Le zoo de Vincennes, conçu par l’architecte Charles Letrosne, poursuit cette tradition de rocailles artificielles, mais ici, « aucune architecture humaine n’apparaît » (André Hermant, « Le nouveau zoo de Vincennes », in L’architecture d’aujourd’hui, n°8, 1934). Ni pagodes, ni de ponts japonais, ni temples... Plus généralement, c’est la logique constructive du monde extérieur qui disparaît, comme fondue dans le béton. Tout l’environnement naturel est symbolisé par un matériau unique. La roche artificielle en béton est censée symboliser à elle seule tous les milieux de vie des animaux, et fond en un seul mouvement côtes, forêts, steppes ou montagnes.
Le zoo de Vincennes s’inspire à la fois du Tierpark de Hambourg et de la montagne des Buttes-Chaumont. L’architecte Charles Letrosne construit le rocher entre 1932 et 1934. Il est entièrement en béton armé, depuis la charpente jusqu’à sa peau de 5cm d’épaisseur.
Charles Letrosne a effacé toute trace reconnaissable d’architecture. L’éclectisme du zoo de Hambourg a totalement disparu. Aucune curiosité ne vient concurrencer les rochers artificiels. L’environnement créé par Letrosne est pour le moins troublant. La nature entière est symbolisée à partir d’un seul élément de base – le rocher – forme naturelle libre que la prolifération à l’infini rend abstrait. Il exprime à lui seul l’environnement supposé de toutes les espèces exotiques, se divisant en cellules d’habitations pour animaux. Splendidement indifférent aux animaux qu’il contient (les singes s’y sentent sans doute aussi peu à l’aise que les pingouins de Londres dans la piscine de Lubetkin), le rocher représente de manière identique les côtes, la forêt, les steppes ou la montagne. Le visiteur se déplace dans un environnement intégral, reconstitué, homogène et inerte qui unit, dans un même espace cosmique abstrait montagnes, eau, animaux, végétaux et humains.

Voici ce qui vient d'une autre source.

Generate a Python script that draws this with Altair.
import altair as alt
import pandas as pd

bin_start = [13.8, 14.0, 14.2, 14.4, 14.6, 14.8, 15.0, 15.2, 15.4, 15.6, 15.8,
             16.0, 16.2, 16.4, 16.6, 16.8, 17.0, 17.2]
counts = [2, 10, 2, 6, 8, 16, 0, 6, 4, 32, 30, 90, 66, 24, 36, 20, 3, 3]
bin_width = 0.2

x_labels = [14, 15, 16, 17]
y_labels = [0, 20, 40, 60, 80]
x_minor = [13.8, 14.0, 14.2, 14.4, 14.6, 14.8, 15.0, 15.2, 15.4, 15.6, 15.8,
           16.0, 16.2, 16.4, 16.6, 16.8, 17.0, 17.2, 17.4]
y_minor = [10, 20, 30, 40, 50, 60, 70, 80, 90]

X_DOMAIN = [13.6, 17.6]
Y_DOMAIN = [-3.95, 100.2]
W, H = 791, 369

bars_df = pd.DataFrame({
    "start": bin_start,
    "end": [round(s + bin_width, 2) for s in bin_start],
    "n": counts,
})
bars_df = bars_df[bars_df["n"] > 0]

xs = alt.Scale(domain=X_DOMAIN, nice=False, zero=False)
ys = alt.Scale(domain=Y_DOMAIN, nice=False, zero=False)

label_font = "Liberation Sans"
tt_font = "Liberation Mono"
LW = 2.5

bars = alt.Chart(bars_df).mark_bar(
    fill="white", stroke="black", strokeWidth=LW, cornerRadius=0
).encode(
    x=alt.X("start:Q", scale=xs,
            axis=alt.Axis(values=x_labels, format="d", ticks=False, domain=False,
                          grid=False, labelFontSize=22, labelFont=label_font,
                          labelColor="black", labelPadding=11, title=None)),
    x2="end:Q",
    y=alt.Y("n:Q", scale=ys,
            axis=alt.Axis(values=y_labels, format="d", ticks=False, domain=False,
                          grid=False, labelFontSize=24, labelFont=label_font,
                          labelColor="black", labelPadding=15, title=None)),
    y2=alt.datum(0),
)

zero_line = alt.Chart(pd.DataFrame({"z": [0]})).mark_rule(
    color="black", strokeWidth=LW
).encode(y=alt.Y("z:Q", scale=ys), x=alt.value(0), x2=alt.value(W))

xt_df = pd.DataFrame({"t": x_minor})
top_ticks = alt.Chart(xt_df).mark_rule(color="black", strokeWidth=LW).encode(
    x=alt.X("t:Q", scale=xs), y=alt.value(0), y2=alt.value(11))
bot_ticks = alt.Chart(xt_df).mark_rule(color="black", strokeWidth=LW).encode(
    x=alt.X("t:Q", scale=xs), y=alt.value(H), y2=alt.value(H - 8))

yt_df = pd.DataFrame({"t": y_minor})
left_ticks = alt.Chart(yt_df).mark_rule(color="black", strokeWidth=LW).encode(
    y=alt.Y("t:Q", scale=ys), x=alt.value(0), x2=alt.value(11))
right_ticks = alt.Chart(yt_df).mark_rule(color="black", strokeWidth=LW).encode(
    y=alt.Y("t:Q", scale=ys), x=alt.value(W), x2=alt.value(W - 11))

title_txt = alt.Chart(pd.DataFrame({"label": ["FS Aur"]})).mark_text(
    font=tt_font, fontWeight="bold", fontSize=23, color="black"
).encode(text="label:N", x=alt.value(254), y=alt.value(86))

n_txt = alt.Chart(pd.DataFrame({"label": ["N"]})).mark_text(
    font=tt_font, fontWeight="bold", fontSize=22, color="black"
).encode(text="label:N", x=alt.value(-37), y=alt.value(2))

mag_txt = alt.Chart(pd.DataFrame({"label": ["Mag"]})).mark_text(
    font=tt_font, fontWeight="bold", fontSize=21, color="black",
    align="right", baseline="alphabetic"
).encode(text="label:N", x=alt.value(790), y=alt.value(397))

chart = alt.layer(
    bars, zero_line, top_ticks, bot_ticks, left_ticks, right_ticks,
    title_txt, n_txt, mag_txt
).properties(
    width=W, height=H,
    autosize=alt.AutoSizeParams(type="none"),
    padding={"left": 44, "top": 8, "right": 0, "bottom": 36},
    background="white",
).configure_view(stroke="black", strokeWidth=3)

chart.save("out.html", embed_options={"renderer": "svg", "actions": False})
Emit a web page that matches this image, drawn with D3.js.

Ni architecturaux ni organiques, les rochers se situent dans une zone floue. Alors qu’à Hambourg ou Budapest, on a représenté des accumulations de rochers distincts, ici la surface est continue, comme s’il y avait un unique gros bloc coulé, un continuum de béton armé sur un lit d’eau. L’omniprésente matière semble dégouliner sur tout le site depuis le sommet du Grand Rocher, envahir tout l’espace comme une poudre grise, monument continu dont la trame architecturale se voit remplacée par le déroulement d’une pierre inépuisable. Poudre uniformisatrice, résultant d’un processus chimique, le béton se répand avec indifférence. Le zoo de Vincennes constitue un certain aboutissement de la logique du béton, la logique du «blob» et de l’informe : une forme continue, qui ne laisse deviner aucune contrainte de construction. Les rochers se développent avec une apparence de liberté totale, grâce à un matériau qui s’accommode de toute forme.
La matière des rochers de Vincennes incarne l’exact contraire des rochers chinois. Letrosne a matérialisé un environnement métaphysique vidé de toute profondeur, une expression architecturale extrêmement aboutie de la relation homme/nature/artifice au XXe siècle. C’est l’image d’un monde plastique, artificiel, indiffèrent à la géographie, qui réalise l’utopie d’une synthèse totale du monde naturel à partir de ses constituants chimiques. Cette vision universaliste du béton, « pierre artificielle » ou « pierre infinie », était déjà formulée au milieu du XIXe siècle par François Coignet.
Ce fantasme de la poudre universelle se poursuit avec l’imaginaire associé aux nanotechnologies. Dans son livre Engines of creation, Eric Drexler imagine le scénario d’une « substance grise » (grey goo) auto-réplicante qui envahirait la planète entière. On peut voir les rochers du zoo de Vincennes comme une métaphore construite de ce fantasme. Ils incarnent la continuité du vivant, du minéral et du chimique dans une forme unique et homogène fabriquée par l’homme. Les animaux et le public, tout deux leurrés, se fondent dans ce monde artificiel comme dans la grey goo.
Le Zoo de Vincennes fusionne deux manières opposées d’être au monde : l’hyper-présence du qi de la montagne et la diffusion absolue de sa matérialité par le déploiement infini de la matière grise. Il en résulte un lieu paradoxal, qui semble simultanément donner vie aux animaux qu’il abrite tout en les réduisant à l’état de poudre.
Longtemps fermé pour rénovation, il rouvrit en 2014, massacré par une rénovation qui lui a fait perdre la quasi totalité de ses rochers artificiels. Le Grand Rocher est conservé, mais, sans l’ensemble qui l’entourait, a perdu sa signification.